== Provided data

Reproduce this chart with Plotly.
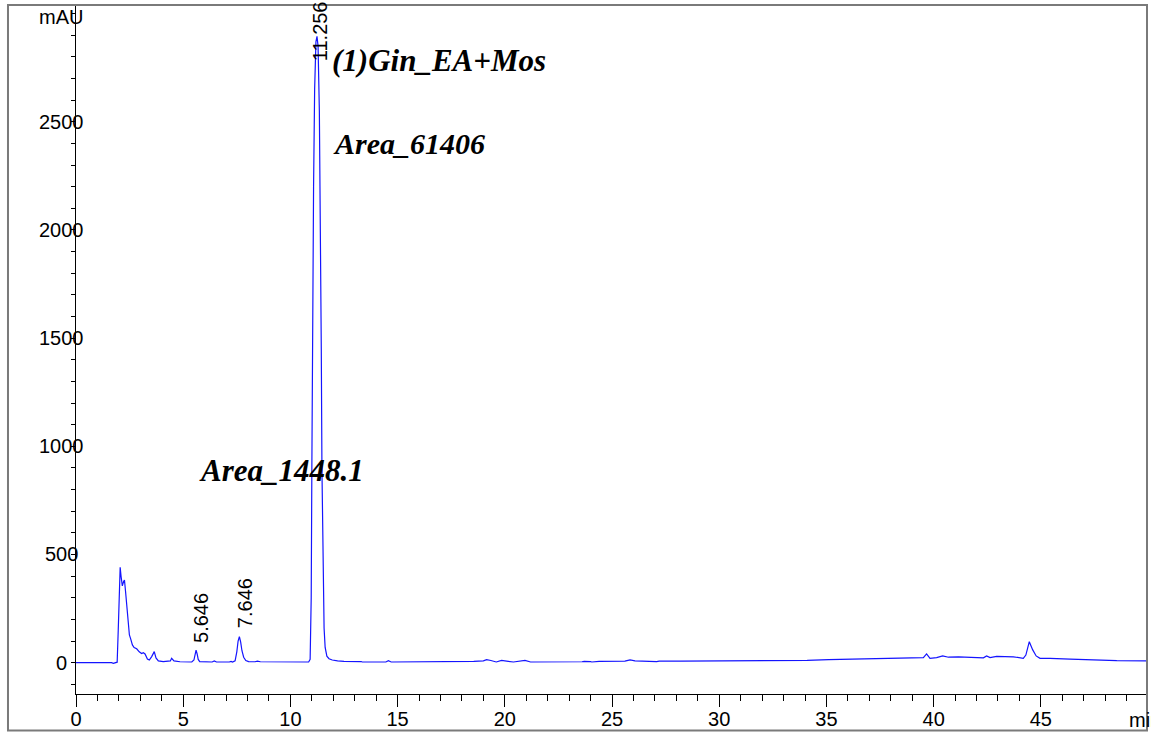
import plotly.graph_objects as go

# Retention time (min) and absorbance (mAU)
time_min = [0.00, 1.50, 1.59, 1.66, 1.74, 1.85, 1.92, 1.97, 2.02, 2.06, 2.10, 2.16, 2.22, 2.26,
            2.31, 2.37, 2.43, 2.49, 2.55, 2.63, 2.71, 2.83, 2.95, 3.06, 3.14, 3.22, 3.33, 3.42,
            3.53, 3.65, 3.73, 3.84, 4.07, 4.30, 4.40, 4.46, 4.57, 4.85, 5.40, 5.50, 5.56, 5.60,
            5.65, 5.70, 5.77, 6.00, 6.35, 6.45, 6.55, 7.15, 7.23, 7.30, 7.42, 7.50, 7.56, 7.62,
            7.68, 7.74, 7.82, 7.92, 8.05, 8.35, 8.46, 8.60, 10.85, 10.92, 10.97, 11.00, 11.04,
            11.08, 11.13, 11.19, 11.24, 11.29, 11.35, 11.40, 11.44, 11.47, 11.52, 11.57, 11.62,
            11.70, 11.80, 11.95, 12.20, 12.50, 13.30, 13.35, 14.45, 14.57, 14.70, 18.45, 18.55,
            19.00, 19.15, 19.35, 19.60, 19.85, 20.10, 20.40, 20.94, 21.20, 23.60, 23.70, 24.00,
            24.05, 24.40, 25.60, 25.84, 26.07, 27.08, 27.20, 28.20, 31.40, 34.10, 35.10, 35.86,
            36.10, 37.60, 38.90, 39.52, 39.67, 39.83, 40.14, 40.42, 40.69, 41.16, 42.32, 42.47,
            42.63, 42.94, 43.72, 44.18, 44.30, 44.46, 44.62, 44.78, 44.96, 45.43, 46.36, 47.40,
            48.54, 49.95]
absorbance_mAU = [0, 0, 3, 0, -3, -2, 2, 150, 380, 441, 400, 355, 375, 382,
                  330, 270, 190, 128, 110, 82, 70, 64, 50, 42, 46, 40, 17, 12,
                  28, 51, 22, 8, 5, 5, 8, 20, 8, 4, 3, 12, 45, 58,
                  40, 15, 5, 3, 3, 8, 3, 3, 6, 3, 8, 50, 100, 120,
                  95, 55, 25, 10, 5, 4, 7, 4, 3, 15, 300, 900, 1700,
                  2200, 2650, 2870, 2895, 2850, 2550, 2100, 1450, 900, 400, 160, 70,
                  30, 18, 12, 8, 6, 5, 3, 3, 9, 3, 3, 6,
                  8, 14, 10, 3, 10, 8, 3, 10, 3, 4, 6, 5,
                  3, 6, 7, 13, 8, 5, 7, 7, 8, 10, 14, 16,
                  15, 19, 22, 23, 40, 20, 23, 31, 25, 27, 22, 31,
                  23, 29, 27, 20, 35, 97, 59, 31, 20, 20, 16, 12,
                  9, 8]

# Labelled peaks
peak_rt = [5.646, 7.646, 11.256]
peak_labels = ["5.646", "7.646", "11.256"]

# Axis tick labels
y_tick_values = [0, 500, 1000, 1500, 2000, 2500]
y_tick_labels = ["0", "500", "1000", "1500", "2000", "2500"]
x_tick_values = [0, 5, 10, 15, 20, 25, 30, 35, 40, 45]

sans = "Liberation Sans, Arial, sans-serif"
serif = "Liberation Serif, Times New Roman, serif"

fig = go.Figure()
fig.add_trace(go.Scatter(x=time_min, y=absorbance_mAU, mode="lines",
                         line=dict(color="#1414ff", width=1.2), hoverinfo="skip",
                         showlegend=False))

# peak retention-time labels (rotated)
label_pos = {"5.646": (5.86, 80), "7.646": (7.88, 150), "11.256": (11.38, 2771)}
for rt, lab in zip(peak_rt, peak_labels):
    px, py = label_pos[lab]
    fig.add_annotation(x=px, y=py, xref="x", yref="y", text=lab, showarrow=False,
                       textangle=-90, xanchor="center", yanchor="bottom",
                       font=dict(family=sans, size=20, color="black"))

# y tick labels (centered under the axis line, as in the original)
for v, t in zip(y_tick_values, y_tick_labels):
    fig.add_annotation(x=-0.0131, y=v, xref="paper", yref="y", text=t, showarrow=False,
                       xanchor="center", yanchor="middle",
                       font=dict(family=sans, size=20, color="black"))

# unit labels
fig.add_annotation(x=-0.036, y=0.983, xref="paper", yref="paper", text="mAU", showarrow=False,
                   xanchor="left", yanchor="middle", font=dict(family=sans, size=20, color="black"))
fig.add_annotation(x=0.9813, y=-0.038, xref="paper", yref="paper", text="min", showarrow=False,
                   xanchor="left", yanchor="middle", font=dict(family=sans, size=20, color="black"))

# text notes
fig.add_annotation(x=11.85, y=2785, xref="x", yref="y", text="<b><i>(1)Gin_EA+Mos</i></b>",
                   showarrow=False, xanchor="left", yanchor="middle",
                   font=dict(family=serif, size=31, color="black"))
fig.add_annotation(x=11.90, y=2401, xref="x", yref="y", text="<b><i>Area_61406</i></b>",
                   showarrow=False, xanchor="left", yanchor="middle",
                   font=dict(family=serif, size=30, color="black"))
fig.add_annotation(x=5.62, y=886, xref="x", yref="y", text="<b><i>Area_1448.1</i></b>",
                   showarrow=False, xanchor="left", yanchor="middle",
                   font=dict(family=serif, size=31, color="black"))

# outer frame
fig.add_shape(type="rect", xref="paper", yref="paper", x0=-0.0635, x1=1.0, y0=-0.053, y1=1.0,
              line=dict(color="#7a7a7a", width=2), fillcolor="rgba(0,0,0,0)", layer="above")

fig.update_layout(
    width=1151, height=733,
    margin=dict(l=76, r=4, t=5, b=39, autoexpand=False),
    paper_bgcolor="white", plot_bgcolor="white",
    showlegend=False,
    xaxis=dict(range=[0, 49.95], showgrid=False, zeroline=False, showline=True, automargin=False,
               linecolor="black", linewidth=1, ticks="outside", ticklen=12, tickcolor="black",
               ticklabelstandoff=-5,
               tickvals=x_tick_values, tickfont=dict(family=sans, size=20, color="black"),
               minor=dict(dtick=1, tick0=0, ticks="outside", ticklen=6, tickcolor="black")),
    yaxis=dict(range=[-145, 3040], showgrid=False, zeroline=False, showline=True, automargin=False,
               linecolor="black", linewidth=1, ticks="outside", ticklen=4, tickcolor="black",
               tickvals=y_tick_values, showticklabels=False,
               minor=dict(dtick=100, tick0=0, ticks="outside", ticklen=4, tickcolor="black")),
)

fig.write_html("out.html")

====
== Provided data

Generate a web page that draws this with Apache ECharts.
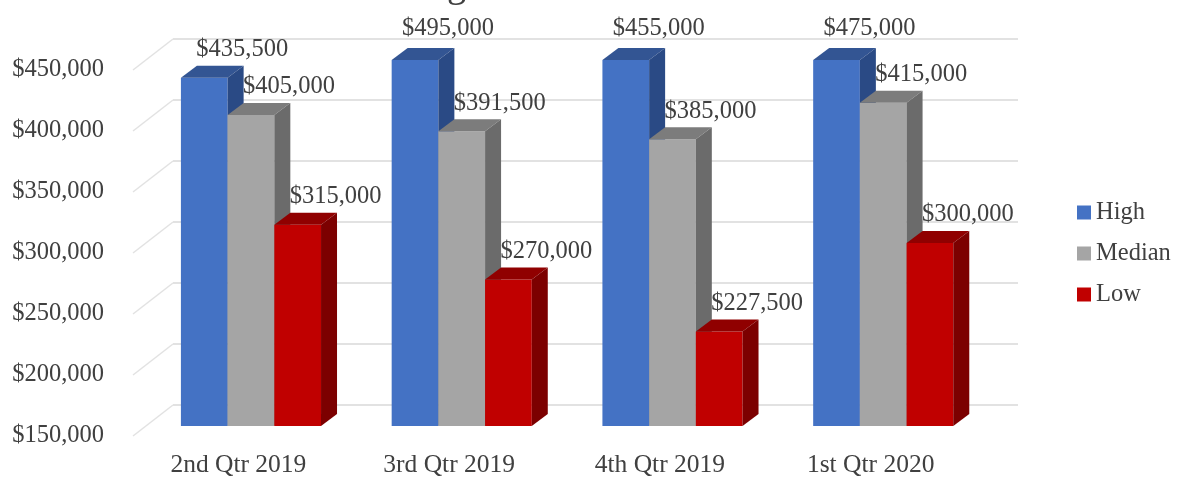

====

■ **Task requirements**: Return each line among the entries that holds the word "this".

■ **Result**:
Reproduce this chart with Plotly.
Generate a web page that draws this with Apache ECharts.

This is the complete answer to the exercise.